On Thu, Jan 22, 2026 at 07:30:42AM +0100, Christoph Hellwig wrote:

> That's better.  What would be even better for everyone would be:
> 
> 	mutex_prepare(&obj->mutex); /* acquire, but with a nice name */
> 	obj->data = FOO;
> 	mutex_init_prepared(&obj->mutex); /* release, barrier, actual init */
> 
> 	mutex_lock(&obj->mutex); /* IFF needed only */
> 

This is cannot work. There is no such thing is a release-barrier.
Furthermore, store-release, load-acquire needs an address dependency to
work.

When publishing an object, which is what we're talking about, we have
two common patterns:

 1) a locked data-structure

 2) RCU


The way 1) works is:

	Publish				Use

	lock(&structure_lock);
	insert(&structure, obj);
	unlock(&structure_lock);

					lock(&structure_lock)
					obj = find(&structure, key);
					...
					unlock(&structure_lock);

And here the Publish-unlock is a release which pairs with the Use-lock's
acquire and guarantees that Use sees both 'structure' in a coherent
state and obj as it was at the time of insertion.
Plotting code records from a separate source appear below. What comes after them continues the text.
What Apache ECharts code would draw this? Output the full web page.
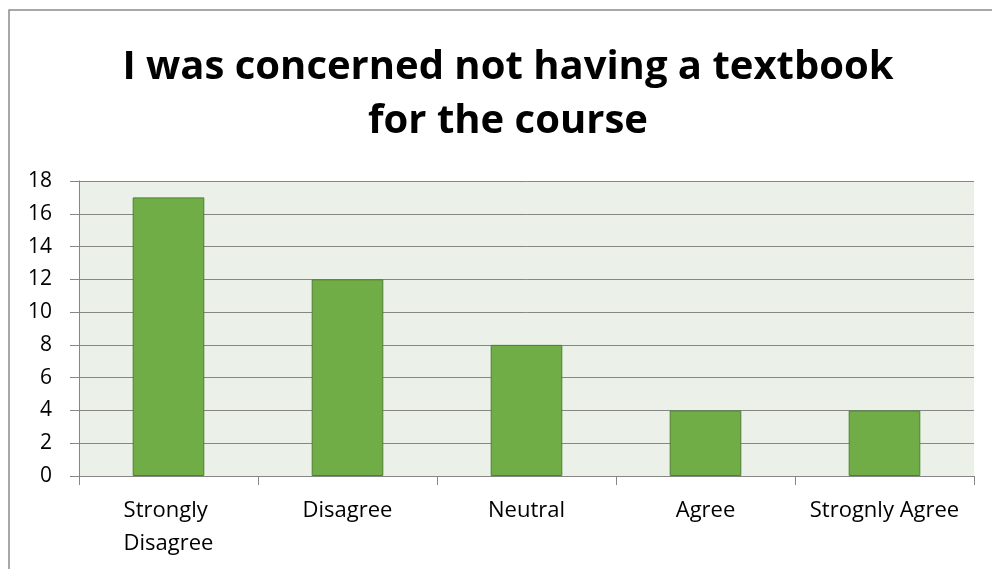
<!DOCTYPE html>
<html><head><meta charset="utf-8">
<script src="https://cdn.jsdelivr.net/npm/echarts@6/dist/echarts.min.js"></script>
<style>html,body{margin:0;padding:0;background:#fff}#c{width:992px;height:569px}</style>
</head><body><div id="c"></div>
<script>
const titleText = "I was concerned not having a textbook\nfor the course";
const categories = ["Strongly Disagree", "Disagree", "Neutral", "Agree", "Strognly Agree"];
const values = [17, 12, 8, 4, 4];
const yTicks = {min: 0, max: 18, interval: 2};

const chart = echarts.init(document.getElementById('c'));
chart.setOption({
  animation: false,
  backgroundColor: '#ffffff',
  graphic: [{
    type: 'rect', shape: {x: 9, y: 10, width: 1000, height: 600},
    style: {fill: 'none', stroke: '#8c8c8c', lineWidth: 1.5}, z: -1
  }],
  title: {
    text: titleText, left: 503, top: 36, textAlign: 'center',
    textStyle: {fontFamily: 'Open Sans', fontWeight: 'bold', fontSize: 40, lineHeight: 54, color: '#000'}
  },
  grid: {left: 79, top: 181, right: 18, bottom: 93, show: true, backgroundColor: '#ebf0e8', borderWidth: 0},
  xAxis: {
    type: 'category', data: categories,
    axisLine: {lineStyle: {color: '#868686', width: 1}},
    axisTick: {show: true, length: 9, lineStyle: {color: '#868686'}},
    axisLabel: {color: '#000', fontFamily: 'Open Sans', fontSize: 22, margin: 18, lineHeight: 33, width: 170, overflow: 'break', interval: 0}
  },
  yAxis: {
    type: 'value', min: yTicks.min, max: yTicks.max, interval: yTicks.interval,
    axisLine: {show: true, lineStyle: {color: '#868686', width: 1}},
    axisTick: {show: true, length: 9, lineStyle: {color: '#868686'}},
    splitLine: {lineStyle: {color: '#868686', width: 1}},
    axisLabel: {color: '#000', fontFamily: 'Open Sans', fontSize: 21, margin: 27}
  },
  series: [{
    type: 'bar', data: values, barWidth: '40%',
    itemStyle: {color: '#70ad47', borderColor: '#4f7f33', borderWidth: 1}
  }]
});
</script></body></html>
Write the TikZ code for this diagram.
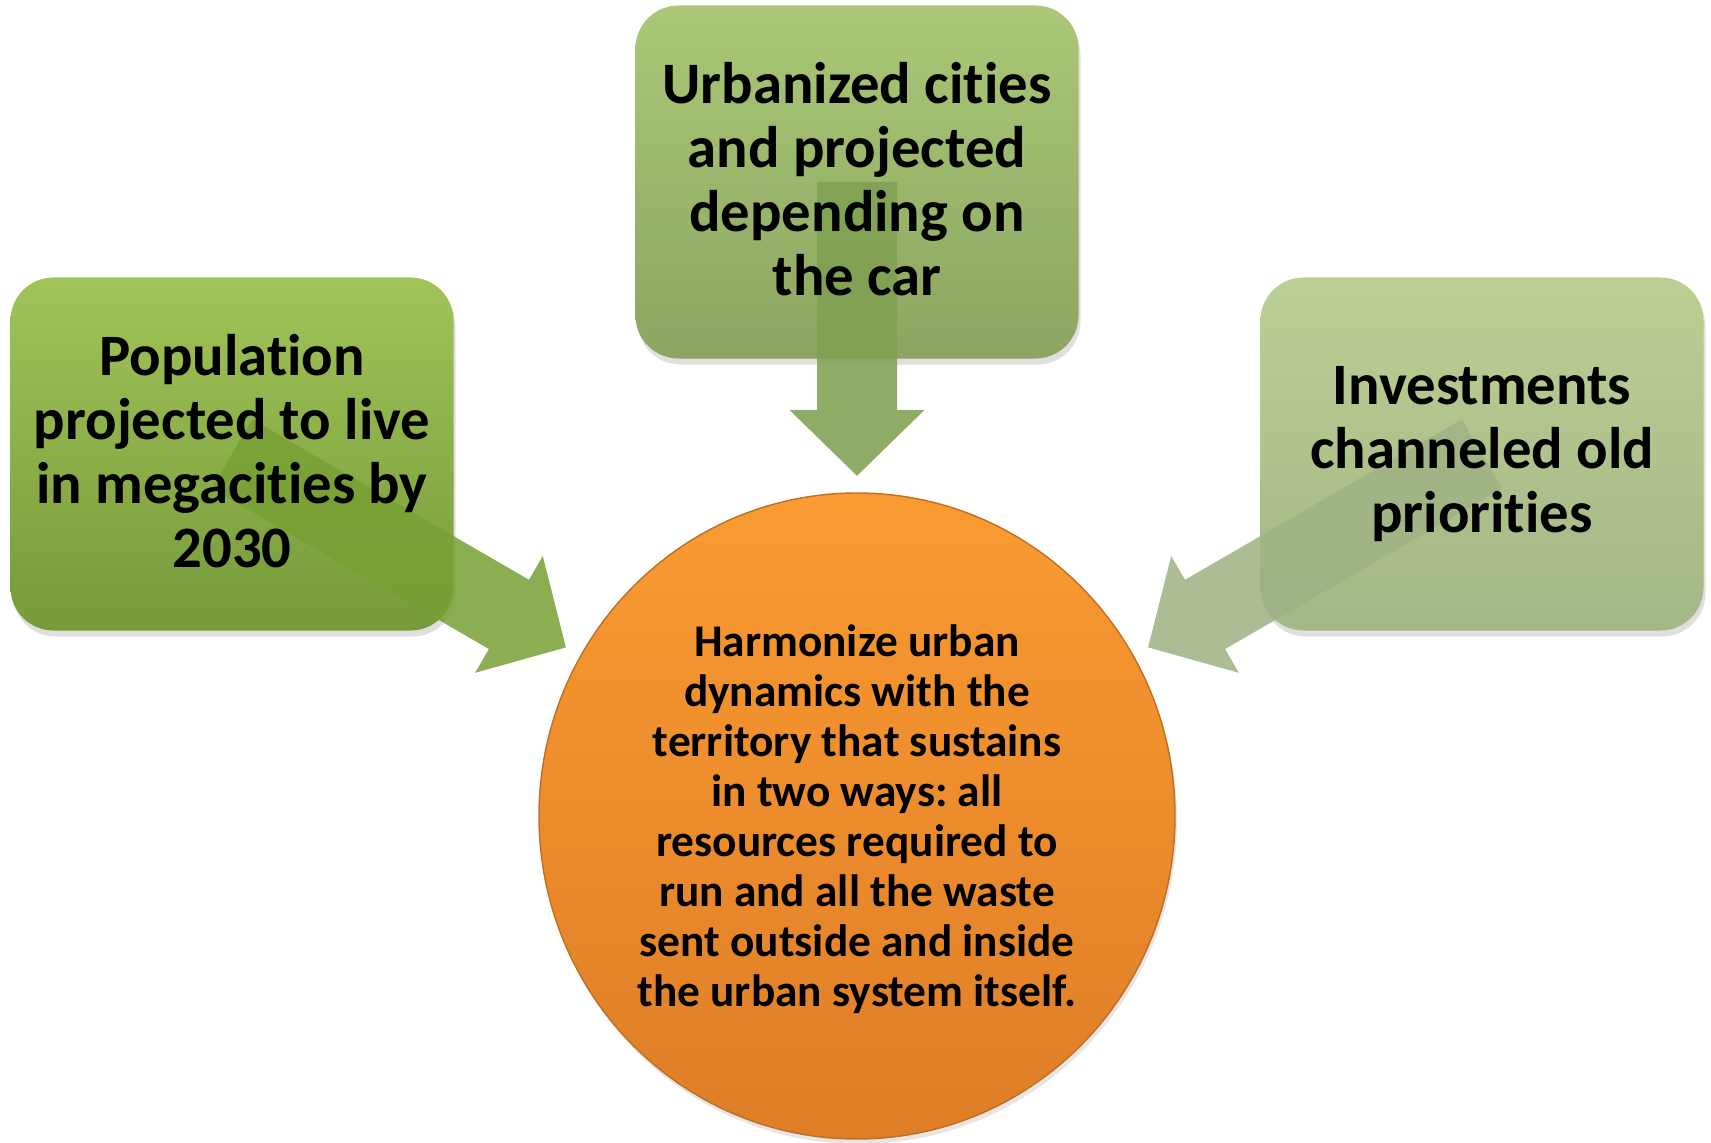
\documentclass[tikz,border=0pt]{standalone}
\usepackage{fontspec}
\setmainfont{Carlito}[Ligatures=CommonOff]
\frenchspacing
\usepackage{tikz}
\usetikzlibrary{arrows.meta, shadows, shapes.geometric}

\definecolor{popTop}{HTML}{A0C458}
\definecolor{popBot}{HTML}{779A3B}
\definecolor{carTop}{HTML}{AAC877}
\definecolor{carBot}{HTML}{8CA561}
\definecolor{invTop}{HTML}{BBCF93}
\definecolor{invBot}{HTML}{A4B787}
\definecolor{popArrow}{HTML}{78A034}
\definecolor{carArrow}{HTML}{80A052}
\definecolor{invArrow}{HTML}{A0B386}
\definecolor{hubTop}{HTML}{FA9B32}
\definecolor{hubBot}{HTML}{DE7D27}
\definecolor{hubLine}{HTML}{C06E22}

\begin{document}
\begin{tikzpicture}[
    box/.style={rounded corners=0.43cm, minimum width=4.43cm, minimum height=3.53cm,
        drop shadow={opacity=0.25, shadow xshift=0.02cm, shadow yshift=-0.06cm}},
    boxtext/.style={align=center, font=\fontsize{16.7}{18.2}\selectfont\bfseries},
    fat/.style={draw=#1, line width=0.8cm, shorten >=0.17cm,
        -{Triangle[width=1.31cm, length=0.66cm]}}
]
    \useasboundingbox (0, 0) rectangle (17.11, 11.42);

    \node[box, top color=popTop, bottom color=popBot] (pop) at (2.32, 6.88) {};
    \node[box, top color=carTop, bottom color=carBot] (car) at (8.57, 9.60) {};
    \node[box, top color=invTop, bottom color=invBot] (inv) at (14.82, 6.88) {};

    \node[ellipse, minimum width=6.36cm, minimum height=6.46cm, inner sep=0pt, outer sep=0pt,
        draw=hubLine, line width=0.4pt, top color=hubTop, bottom color=hubBot,
        drop shadow={opacity=0.2, shadow xshift=0.02cm, shadow yshift=-0.05cm}] (hub) at (8.57, 3.26) {};

    % arrows into the circle
    \begin{scope}[transparency group, opacity=0.85]
        \draw[fat=popArrow] (pop.center) -- (hub);
    \end{scope}
    \begin{scope}[transparency group, opacity=0.88]
        \draw[fat=carArrow] (car.center) -- (hub);
    \end{scope}
    \begin{scope}[transparency group, opacity=0.88]
        \draw[fat=invArrow] (inv.center) -- (hub);
    \end{scope}

    \node[boxtext] (popText) at (2.32, 6.91)
        {Population\\projected to live\\in megacities by\\2030};
    \node[boxtext] (carText) at (8.57, 9.63)
        {Urbanized cities\\and projected\\depending on\\the car};
    \node[boxtext] (invText) at (14.82, 6.88)
        {Investments\\channeled old\\priorities};
    \node[align=center, font=\fontsize{12.9}{14.2}\selectfont\bfseries] (hubText) at (8.57, 3.23)
        {Harmonize urban\\dynamics with the\\territory that sustains\\in two ways: all\\resources required to\\run and all the waste\\sent outside and inside\\the urban system itself.};

\end{tikzpicture}
\end{document}
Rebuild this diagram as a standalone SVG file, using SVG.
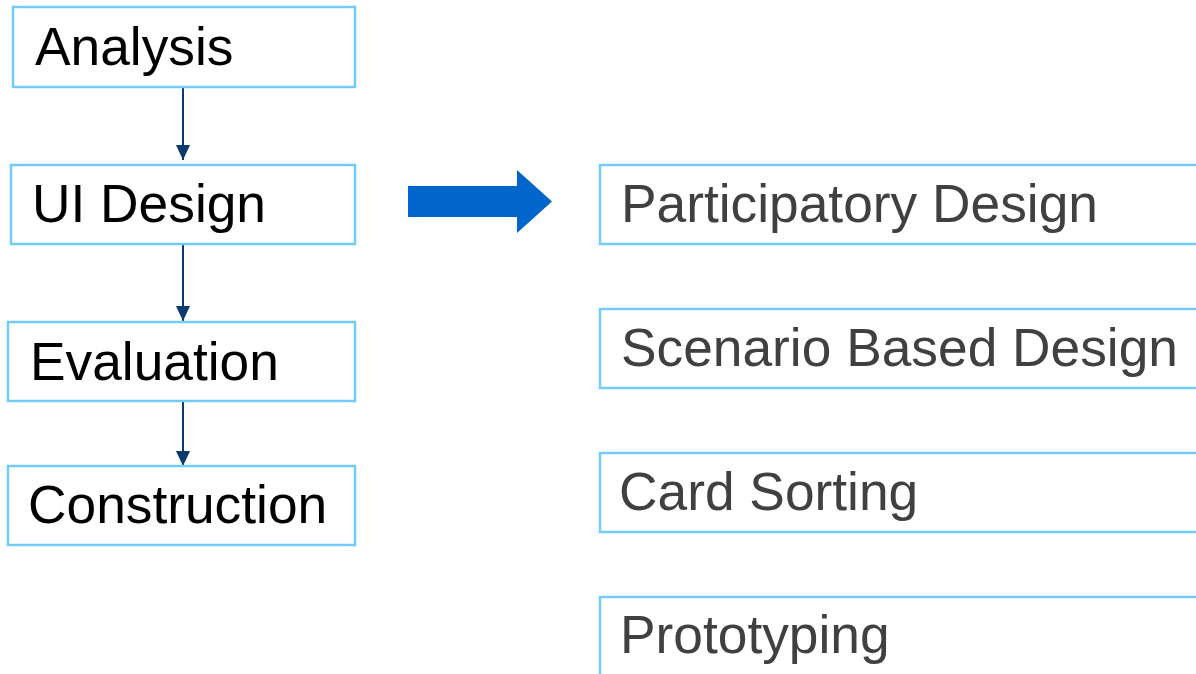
<svg xmlns="http://www.w3.org/2000/svg" width="1196" height="674" viewBox="0 0 1196 674">
<style>
.box{fill:#fff;stroke:#71CDF8;stroke-width:2.5}
.lt{font-family:"Liberation Sans",Arial,sans-serif;font-size:53.3px;fill:#000}
.rt{font-family:"Liberation Sans",Arial,sans-serif;font-size:53.3px;fill:#404040}
.con{stroke:#0B3A6E;stroke-width:2;fill:none}
</style>
<defs>
<marker id="ah" markerWidth="16" markerHeight="14" refX="15" refY="7" orient="auto" markerUnits="userSpaceOnUse">
<path d="M0,0 L15,7 L0,14 Z" fill="#0B3A6E"/>
</marker>
</defs>
<rect width="1196" height="674" fill="#fff"/>
<g id="connectors">
<line class="con" x1="183" y1="87" x2="183" y2="160" marker-end="url(#ah)"/>
<line class="con" x1="183" y1="245" x2="183" y2="321" marker-end="url(#ah)"/>
<line class="con" x1="183" y1="402" x2="183" y2="466" marker-end="url(#ah)"/>
<path id="bigArrow" d="M408,186 L517,186 L517,170 L552,201.5 L517,233 L517,217 L408,217 Z" fill="#0066CC"/>
</g>
<g id="analysis"><rect class="box" x="13" y="7" width="342" height="80"/><text class="lt" x="35" y="65">Analysis</text></g>
<g id="uidesign"><rect class="box" x="11" y="165" width="344" height="79"/><text class="lt" x="32" y="222">UI Design</text></g>
<g id="evaluation"><rect class="box" x="8" y="322" width="347" height="79"/><text class="lt" x="30" y="380">Evaluation</text></g>
<g id="construction"><rect class="box" x="8" y="466" width="347" height="79"/><text class="lt" x="28" y="523">Construction</text></g>
<g id="participatory"><rect class="box" x="600" y="165" width="610" height="79"/><text class="rt" x="621" y="222">Participatory Design</text></g>
<g id="scenario"><rect class="box" x="600" y="309" width="610" height="79"/><text class="rt" x="621" y="366">Scenario Based Design</text></g>
<g id="cardsorting"><rect class="box" x="600" y="453" width="610" height="79"/><text class="rt" x="619" y="510">Card Sorting</text></g>
<g id="prototyping"><rect class="box" x="600" y="597" width="610" height="100"/><text class="rt" x="620" y="653">Prototyping</text></g>
</svg>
IOW we have
release-acquire through the &structure_lock pointer.

The way 2) works is:

	Publish				Use

	lock(&structure_lock);
	insert(&structure, obj)
	   rcu_assign_pointer(ptr, obj);
	unlock(&structure_lock);
	  	
					rcu_read_lock();
					obj = find_rcu(&structure, key);
					...
					rcu_read_unlock();


And here rcu_assign_pointer() is a store-release that pairs with an
rcu_dereference() inside find_rcu() on the same pointer.

There is no alternative way to order things, there must be a
release-acquire through a common address.

In both cases it is imperative the obj is fully (or full enough)
initialized before publication, because the consumer is only guaranteed
to see the state of the object it was in at publish time.